Parlons à présent de Josep Lluscà. Vous avez conçu différentes familles de produits. Dans le cas précis des chaises, vous avez affirmé à plusieurs reprises que la chaise se doit d’être non seulement attrayante esthétiquement, mais également confortable. Pouvez-vous développer cette idée ?

Une chaise simplement jolie n’a pas de sens. L’acte de création d'un objet repose sur la mise en œuvre d'un processus intellectuel dans lequel tous les facteurs impliqués revêtent la même importance. En d’autres termes, il n’est pas possible d’attribuer à la forme, à la fonction, à l’utilité, à l’esthétique, aux matériaux, à la technologie ou à l’ergonomie une place plus importante que les autres facteurs. C’est précisément cet ensemble qui doit nous mener vers la solution optimale.

 

Votre studio a fêté ses 50 ans. Comment résumeriez-vous votre activité au fil des ans ?

Chaque projet réalisé aux côtés de mon équipe m’a appris quelque chose de nouveau, même si je suis conscient que j'aurais pu faire mieux. C’est la raison pour laquelle je suis constamment en quête de nouveaux défis et de nouvelles opportunités. Et c’est ce sur quoi nous allons nous concentrer ces 50 prochaines années.

 

Quel objet que vous n’avez encore jamais conçu souhaiteriez-vous créer ?

J’aimerais pouvoir concevoir une ville. Il n’y a pas de mal à essayer !

 

Waouh ! Rien que ça ! Il s’agit d’un grand projet, il faut nous en dire plus...

C’est une utopie, mais je vais vous expliquer. Pour être en mesure de concevoir, il est nécessaire de connaître les personnes. Une ville, c’est là où vivent les personnes. Je ne suis pas dessinateur. Pour moi, concevoir c’est penser, observer... et le dessin est un outil me permettant d’exprimer ce que je vois et de savoir comment je peux le transformer.
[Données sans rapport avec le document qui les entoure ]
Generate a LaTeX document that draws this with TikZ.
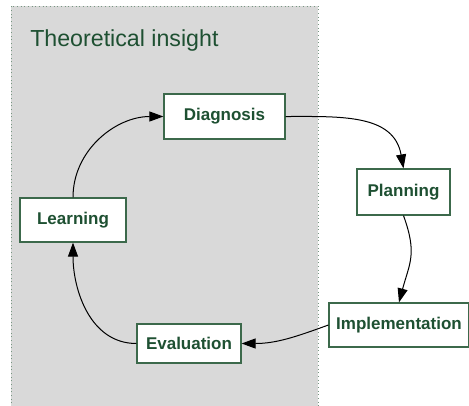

Un bon design doit pouvoir s’expliquer. Il part d’une idée et peut avoir des milliers de formes. La forme d’une ville également.

 

Une chaise est aussi intimement liée aux personnes et à leur bien-être, n’est-ce pas ?

Oui, absolument. Mies van der Rohe disait qu’il est plus complexe de concevoir une chaise qu’un bâtiment. J’adore concevoir des chaises car elles sont en contact direct avec le corps humain. Une chaise n’est autre que le moule du corps d’une personne.

 

Comment percevez-vous le design de produit en Catalogne et en Espagne ?

Brillant, jeune, mature et consolidé.

 

Quel est le plus grand défi d’aujourd'hui : la recherche de nouveaux matériaux, la conception de designs innovants ou est-ce que les deux sont indissociables ?

Il doit y avoir de l’innovation aussi bien au niveau des nouveaux matériaux que des matériaux traditionnels.

 

Au vu de votre expérience, quel message adresseriez-vous aux jeunes designers ?

Concevoir c’est anticiper, prévoir, réfléchir à des choses qui n’existent pas encore. Un designer perçoit avant les autres. Ils doivent observer le monde, voir ce que font les gens, identifier leurs besoins. Le désir et la curiosité sont le moteur de la création.

 

La conversation se termine avec quelques observations concernant le changement urbanistique à Barcelone, l’internationalité du design espagnol ainsi que d’autres idées sur les limites du design industriel et de l’art. On pourrait échanger avec Josep Lluscà pendant des heures et tenter d’absorber ses grandes connaissances en matière de design et des personnes. Il transmet son savoir sans prétention, en faisant preuve d'une grande discrétion et d'une grande sagesse.